Sesi kedua Forestshare 5 dihadiri oleh Dr. Joko Tri Haryanto dari Kementrian Keuangan Republik Indonesia. Dalam pemaparannya, Dr. Joko menjelaskan bahwa pemerintah memiliki komitmen untuk mitigasi perubahan iklim melalui perumusan Nationally Determined Contribution (NDC) dan Net Zero Emission (NZE).

“Untuk pembaharuan NDC di tahun 2021, ada penambahan sektor maritim dan usaha dalam muatan adaptasi. Hal itu diperlukan karena Indonesia memiliki muatan adaptasi terbesar di dunia dengan keanekaragaman hayatinya yang tersebar di 17.508 pulau,” sebutnya.

Menurut Dr. Joko, jika disangkutpautkan dengan bahasan isu perubahan iklim dan ekonomi hijau, Indonesia masih sangat membutuhkan pendanaan yang besar. Secara khusus, untuk mewujudkan rancangan strategi jangka panjang dalam mencapai NZE, pemerintah masih perlu memastikan setiap subsektor mendapatkan pembiayaan.

Pada sesi terakhir, Haikal Sayyid Difa, ketua HMH ‘Selva’ ITB turut hadir untuk menyuarakan tinjauan isu perubahan iklim melalui sudut pandang mahasiswa Rekayasa Kehutanan. Ia mengungkapkan bahwa deforestasi merupakan salah satu sumber utama problematika pemanasan global. Pasalnya, sebagai penyumbang gas rumah kaca terbesar, deforestasi dapat menurunkan keanekaragaman hayati dan fungsi hutan.

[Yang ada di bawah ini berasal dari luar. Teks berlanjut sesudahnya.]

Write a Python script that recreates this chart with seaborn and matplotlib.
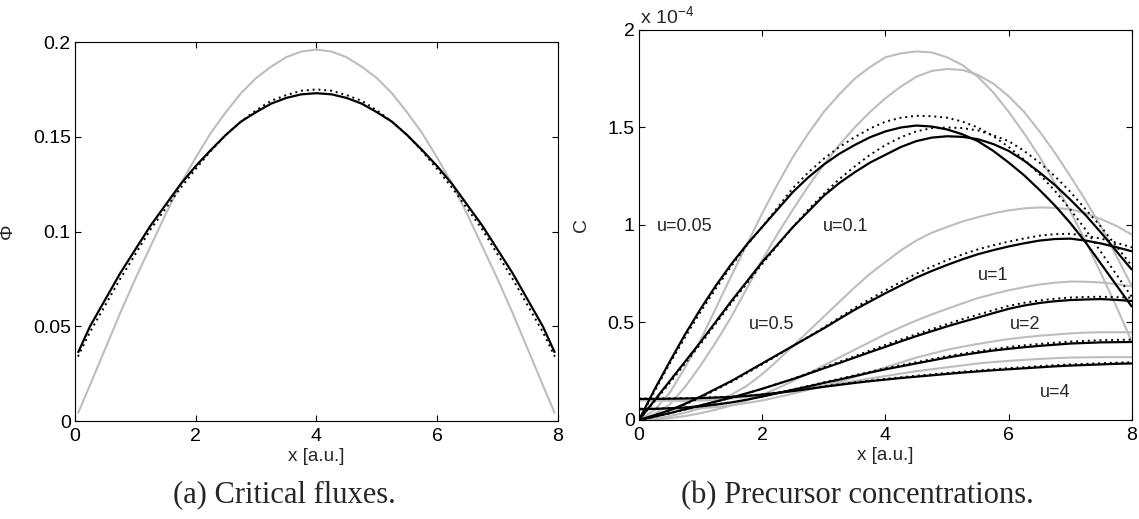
import matplotlib
matplotlib.use("Agg")
import matplotlib.pyplot as plt
import seaborn as sns
import pandas as pd

# -----------------------------
# Data
# -----------------------------
# (a) critical fluxes
x_flux = [0.05, 0.25, 0.5, 0.75, 1.0, 1.25, 1.5, 1.75, 2.0, 2.25, 2.5, 2.75, 3.0, 3.25, 3.5, 3.75, 4.0,
          4.25, 4.5, 4.75, 5.0, 5.25, 5.5, 5.75, 6.0, 6.25, 6.5, 6.75, 7.0, 7.25, 7.5, 7.75, 7.95]
phi_gray = [0.004, 0.019, 0.038, 0.057, 0.075, 0.092, 0.109, 0.125, 0.139, 0.152, 0.163, 0.173, 0.181,
            0.187, 0.192, 0.195, 0.196, 0.195, 0.192, 0.187, 0.181, 0.173, 0.163, 0.152, 0.139,
            0.125, 0.109, 0.092, 0.075, 0.057, 0.038, 0.019, 0.004]
phi_black = [0.036, 0.050, 0.064, 0.078, 0.0905, 0.103, 0.114, 0.125, 0.1345, 0.143, 0.151, 0.158, 0.163,
             0.1675, 0.1705, 0.1724, 0.173, 0.1724, 0.1705, 0.1675, 0.163, 0.158, 0.151, 0.143, 0.1345,
             0.125, 0.114, 0.103, 0.0905, 0.078, 0.064, 0.050, 0.036]
phi_dot = [0.034, 0.047, 0.061, 0.075, 0.088, 0.101, 0.112, 0.123, 0.133, 0.1425, 0.151, 0.158, 0.164,
           0.169, 0.172, 0.1743, 0.175, 0.1743, 0.172, 0.169, 0.164, 0.158, 0.151, 0.1425, 0.133,
           0.123, 0.112, 0.101, 0.088, 0.075, 0.061, 0.047, 0.034]

# (b) precursor concentrations, in units of 1e-4
x_conc = [0.0, 0.25, 0.5, 0.75, 1.0, 1.25, 1.5, 1.75, 2.0, 2.25, 2.5, 2.75, 3.0, 3.25, 3.5, 3.75, 4.0,
          4.25, 4.5, 4.75, 5.0, 5.25, 5.5, 5.75, 6.0, 6.25, 6.5, 6.75, 7.0, 7.25, 7.5, 7.75, 8.0]

gray_u005 = [0.00, 0.05, 0.14, 0.27, 0.41, 0.575, 0.74, 0.90, 1.06, 1.21, 1.35, 1.47, 1.58, 1.67, 1.75,
             1.81, 1.86, 1.88, 1.89, 1.885, 1.86, 1.82, 1.76, 1.68, 1.58, 1.47, 1.35, 1.215, 1.07,
             0.915, 0.75, 0.58, 0.40]
black_u005 = [0.00, 0.155, 0.30, 0.44, 0.57, 0.69, 0.80, 0.90, 0.99, 1.08, 1.17, 1.245, 1.31, 1.365,
              1.41, 1.45, 1.48, 1.50, 1.51, 1.505, 1.49, 1.465, 1.43, 1.38, 1.32, 1.255, 1.18, 1.10,
              1.01, 0.91, 0.80, 0.69, 0.58]
dot_u005 = [0.00, 0.145, 0.29, 0.425, 0.555, 0.675, 0.79, 0.895, 0.99, 1.09, 1.19, 1.27, 1.34, 1.40,
            1.45, 1.495, 1.53, 1.55, 1.56, 1.558, 1.55, 1.53, 1.50, 1.455, 1.40, 1.335, 1.26, 1.175,
            1.08, 0.975, 0.86, 0.745, 0.63]

gray_u01 = [0.00, 0.03, 0.08, 0.17, 0.28, 0.40, 0.53, 0.675, 0.82, 0.955, 1.08, 1.20, 1.31, 1.41, 1.50,
            1.58, 1.65, 1.71, 1.76, 1.79, 1.80, 1.795, 1.77, 1.725, 1.66, 1.58, 1.48, 1.37, 1.25,
            1.125, 0.99, 0.84, 0.685]
black_u01 = [0.00, 0.10, 0.20, 0.30, 0.40, 0.505, 0.61, 0.71, 0.81, 0.90, 0.99, 1.07, 1.15, 1.215, 1.27,
             1.32, 1.36, 1.40, 1.43, 1.448, 1.455, 1.452, 1.44, 1.415, 1.38, 1.33, 1.27, 1.205, 1.13,
             1.05, 0.96, 0.865, 0.77]
dot_u01 = [0.00, 0.095, 0.19, 0.29, 0.39, 0.495, 0.60, 0.70, 0.80, 0.895, 0.99, 1.08, 1.16, 1.235, 1.30,
           1.36, 1.41, 1.45, 1.48, 1.497, 1.50, 1.497, 1.485, 1.46, 1.43, 1.38, 1.32, 1.25, 1.17,
           1.08, 0.99, 0.89, 0.79]

gray_u05 = [0.00, 0.005, 0.02, 0.037, 0.06, 0.09, 0.13, 0.175, 0.235, 0.305, 0.38, 0.455, 0.53, 0.605,
            0.68, 0.75, 0.81, 0.87, 0.92, 0.96, 0.99, 1.018, 1.04, 1.06, 1.075, 1.085, 1.09, 1.088,
            1.08, 1.06, 1.03, 0.995, 0.95]
black_u05 = [0.00, 0.024, 0.05, 0.083, 0.12, 0.16, 0.20, 0.245, 0.29, 0.335, 0.38, 0.425, 0.47, 0.518,
             0.565, 0.608, 0.65, 0.69, 0.73, 0.764, 0.795, 0.824, 0.85, 0.871, 0.89, 0.906, 0.92,
             0.928, 0.93, 0.92, 0.905, 0.886, 0.865]
dot_u05 = [0.00, 0.023, 0.048, 0.08, 0.115, 0.155, 0.195, 0.24, 0.285, 0.332, 0.38, 0.427, 0.475, 0.525,
           0.575, 0.62, 0.665, 0.708, 0.75, 0.786, 0.82, 0.849, 0.875, 0.896, 0.915, 0.931, 0.945,
           0.953, 0.955, 0.945, 0.93, 0.909, 0.885]

gray_u1 = [0.00, 0.003, 0.01, 0.02, 0.035, 0.053, 0.075, 0.10, 0.13, 0.163, 0.20, 0.24, 0.28, 0.32, 0.36,
           0.40, 0.44, 0.476, 0.51, 0.541, 0.57, 0.598, 0.625, 0.646, 0.665, 0.681, 0.695, 0.704,
           0.71, 0.709, 0.705, 0.697, 0.685]
black_u1 = [0.00, 0.017, 0.035, 0.055, 0.075, 0.095, 0.115, 0.137, 0.16, 0.185, 0.21, 0.237, 0.265,
            0.292, 0.32, 0.348, 0.375, 0.403, 0.43, 0.455, 0.48, 0.503, 0.525, 0.548, 0.57, 0.587,
            0.60, 0.609, 0.615, 0.618, 0.62, 0.616, 0.61]
dot_u1 = [0.00, 0.016, 0.034, 0.053, 0.073, 0.093, 0.114, 0.136, 0.16, 0.186, 0.212, 0.24, 0.27, 0.298,
          0.327, 0.356, 0.385, 0.413, 0.44, 0.466, 0.492, 0.517, 0.54, 0.563, 0.585, 0.601, 0.613,
          0.622, 0.628, 0.631, 0.632, 0.63, 0.627]

gray_u2 = [0.06, 0.057, 0.055, 0.056, 0.06, 0.066, 0.075, 0.087, 0.10, 0.117, 0.135, 0.155, 0.175, 0.197,
           0.22, 0.245, 0.27, 0.295, 0.32, 0.34, 0.36, 0.376, 0.39, 0.403, 0.415, 0.424, 0.432,
           0.438, 0.444, 0.448, 0.45, 0.45, 0.45]
black_u2 = [0.055, 0.057, 0.06, 0.064, 0.07, 0.079, 0.09, 0.104, 0.12, 0.137, 0.155, 0.172, 0.19, 0.207,
            0.225, 0.243, 0.26, 0.275, 0.29, 0.305, 0.32, 0.333, 0.345, 0.356, 0.365, 0.373, 0.38,
            0.386, 0.392, 0.395, 0.398, 0.399, 0.40]
dot_u2 = [0.057, 0.058, 0.061, 0.065, 0.071, 0.08, 0.091, 0.105, 0.121, 0.139, 0.157, 0.175, 0.193,
          0.211, 0.229, 0.247, 0.265, 0.281, 0.296, 0.312, 0.327, 0.34, 0.353, 0.364, 0.374, 0.383,
          0.39, 0.396, 0.402, 0.406, 0.409, 0.411, 0.412]

gray_u4 = [0.10, 0.099, 0.098, 0.098, 0.10, 0.104, 0.11, 0.119, 0.13, 0.14, 0.15, 0.162, 0.175, 0.188,
           0.20, 0.213, 0.225, 0.238, 0.25, 0.26, 0.27, 0.28, 0.29, 0.297, 0.303, 0.308, 0.313,
           0.317, 0.32, 0.321, 0.322, 0.322, 0.322]
black_u4 = [0.108, 0.108, 0.109, 0.11, 0.112, 0.115, 0.118, 0.123, 0.13, 0.139, 0.148, 0.159, 0.17,
            0.18, 0.19, 0.199, 0.207, 0.215, 0.222, 0.229, 0.236, 0.243, 0.249, 0.255, 0.26, 0.265,
            0.27, 0.275, 0.279, 0.282, 0.285, 0.288, 0.29]
dot_u4 = [0.11, 0.11, 0.111, 0.112, 0.114, 0.117, 0.12, 0.125, 0.132, 0.141, 0.151, 0.162, 0.173, 0.183,
          0.193, 0.202, 0.211, 0.219, 0.227, 0.234, 0.241, 0.248, 0.254, 0.26, 0.266, 0.271, 0.276,
          0.281, 0.285, 0.288, 0.291, 0.294, 0.296]

u_labels = ["u=0.05", "u=0.1", "u=0.5", "u=1", "u=2", "u=4"]
label_xy = [(0.29, 0.99), (2.98, 0.99), (1.79, 0.49), (5.50, 0.74), (6.02, 0.49), (6.50, 0.14)]

# -----------------------------
# Tidy tables
# -----------------------------
flux = pd.concat([
    pd.DataFrame({"x": x_flux, "Phi": phi_gray, "model": "gray"}),
    pd.DataFrame({"x": x_flux, "Phi": phi_black, "model": "black"}),
    pd.DataFrame({"x": x_flux, "Phi": phi_dot, "model": "dot"}),
])

series = {
    ("gray", "0.05"): gray_u005, ("black", "0.05"): black_u005, ("dot", "0.05"): dot_u005,
    ("gray", "0.1"): gray_u01, ("black", "0.1"): black_u01, ("dot", "0.1"): dot_u01,
    ("gray", "0.5"): gray_u05, ("black", "0.5"): black_u05, ("dot", "0.5"): dot_u05,
    ("gray", "1"): gray_u1, ("black", "1"): black_u1, ("dot", "1"): dot_u1,
    ("gray", "2"): gray_u2, ("black", "2"): black_u2, ("dot", "2"): dot_u2,
    ("gray", "4"): gray_u4, ("black", "4"): black_u4, ("dot", "4"): dot_u4,
}
conc = pd.concat([
    pd.DataFrame({"x": x_conc, "C": vals, "model": m, "u": u})
    for (m, u), vals in series.items()
])

line_style = {
    "gray": dict(color="#bdbdbd", lw=1.5, ls="-"),
    "black": dict(color="black", lw=1.6, ls="-"),
    "dot": dict(color="black", lw=1.4, ls=(0, (1, 2.0))),
}
draw_order = ["gray", "black", "dot"]

# -----------------------------
# Style
# -----------------------------
sns.set_theme(style="ticks")
plt.rcParams["font.family"] = ["Liberation Sans", "DejaVu Sans"]
plt.rcParams["mathtext.fontset"] = "custom"
plt.rcParams["mathtext.rm"] = "Liberation Sans"
plt.rcParams["axes.edgecolor"] = "black"
plt.rcParams["axes.linewidth"] = 0.8
plt.rcParams["xtick.color"] = "black"
plt.rcParams["ytick.color"] = "black"

fig = plt.figure(figsize=(11.39, 5.19), dpi=100)
ax1 = fig.add_axes([0.0658, 0.1888, 0.4240, 0.7302])
ax2 = fig.add_axes([0.5610, 0.1908, 0.4328, 0.7514])


def draw(ax, data, ycol, group_cols):
    for model in draw_order:
        sub_all = data[data["model"] == model]
        for _, sub in sub_all.groupby(group_cols, sort=False):
            st = line_style[model]
            sns.lineplot(data=sub, x="x", y=ycol, ax=ax, color=st["color"],
                         linewidth=st["lw"], legend=False, errorbar=None)
            ax.lines[-1].set_linestyle(st["ls"])
            ax.lines[-1].set_solid_capstyle("butt")


def frame(ax):
    ax.set_xlim(0, 8)
    ax.set_xticks([0, 2, 4, 6, 8])
    ax.tick_params(direction="in", length=4, width=0.8, top=True, right=True,
                   labelsize=14, pad=5)
    ax.tick_params(axis="y", pad=3)
    ax.set_xlabel("x [a.u.]", fontsize=13.5, labelpad=2.5)
    for s in ax.spines.values():
        s.set_visible(True)
        s.set_color("black")


# -----------------------------
# (a) Critical fluxes
# -----------------------------
draw(ax1, flux, "Phi", ["model"])
frame(ax1)
ax1.set_ylim(0, 0.2)
ax1.set_yticks([0, 0.05, 0.1, 0.15, 0.2], ["0", "0.05", "0.1", "0.15", "0.2"])
ax1.set_ylabel("Φ", fontsize=14)
ax1.yaxis.set_label_coords(-0.122, 0.5)

# -----------------------------
# (b) Precursor concentrations
# -----------------------------
draw(ax2, conc, "C", ["u"])
frame(ax2)
ax2.set_ylim(0, 2)
ax2.set_yticks([0, 0.5, 1, 1.5, 2], ["0", "0.5", "1", "1.5", "2"])
ax2.set_ylabel("C", fontsize=14)
ax2.yaxis.set_label_coords(-0.099, 0.5)
ax2.text(0.002, 1.004, r"x 10$^{\mathrm{-4}}$", transform=ax2.transAxes,
         fontsize=14, ha="left", va="bottom")

for lab, (lx, ly) in zip(u_labels, label_xy):
    ax2.text(lx, ly, lab, fontsize=13, ha="left", va="center")

# -----------------------------
# Captions
# -----------------------------
fig.text(284 / 1139, 0.046, "(a) Critical fluxes.", family="Liberation Serif",
         fontsize=22, ha="center", va="center")
fig.text(857 / 1139, 0.046, "(b) Precursor concentrations.", family="Liberation Serif",
         fontsize=22, ha="center", va="center")

fig.savefig("out.png", dpi=100)
plt.close(fig)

Untuk memberikan gambaran fenomena perubahan iklim di Indonesia, Haikal kemudian membawakan sebuah studi kasus yang terjadi di Taman Nasional Gunung Ciremai. “Hutan di sana tidak bisa lepas dari isu kebakaran, terutama akibat erupsi dan kekeringan di musim kemarau,” katanya.


Berdasarkan kajian HMH ‘Selva’ ITB, ada beberapa mitigasi yang dapat dilakukan seperti pembuatan sekat bakar, pemantauan hotspot lebih dini menggunakan penginderaan jauh, dan pemodelan spasial. Lebih lanjut, Haikal menjelaskan tentang blok lambosir di Taman Nasional Gunung Ciremai yang terjadi akibat penghambatan proses suksesi alami. Apabila diamati, terdapat tutupan lahan yang berbeda dengan sedikit pepohonan sehingga perlu dilakukan beberapa upaya untuk mengurangi dampaknya.

Sebagai penutup, Haikal pun menyampaikan empat rancangan pemulihan ekosistem di blok lambosir yang bisa dikaji lebih lanjut. “Menurut keilmuan rekayasa kehutanan, kita bisa meninjau dinamika perubahan tutupan vegetasi selama 20 tahun terakhir, analisis potensi regenerasi dengan seed bank, pengamatan spesies alien, dan karakter tanahnya”, sebutnya.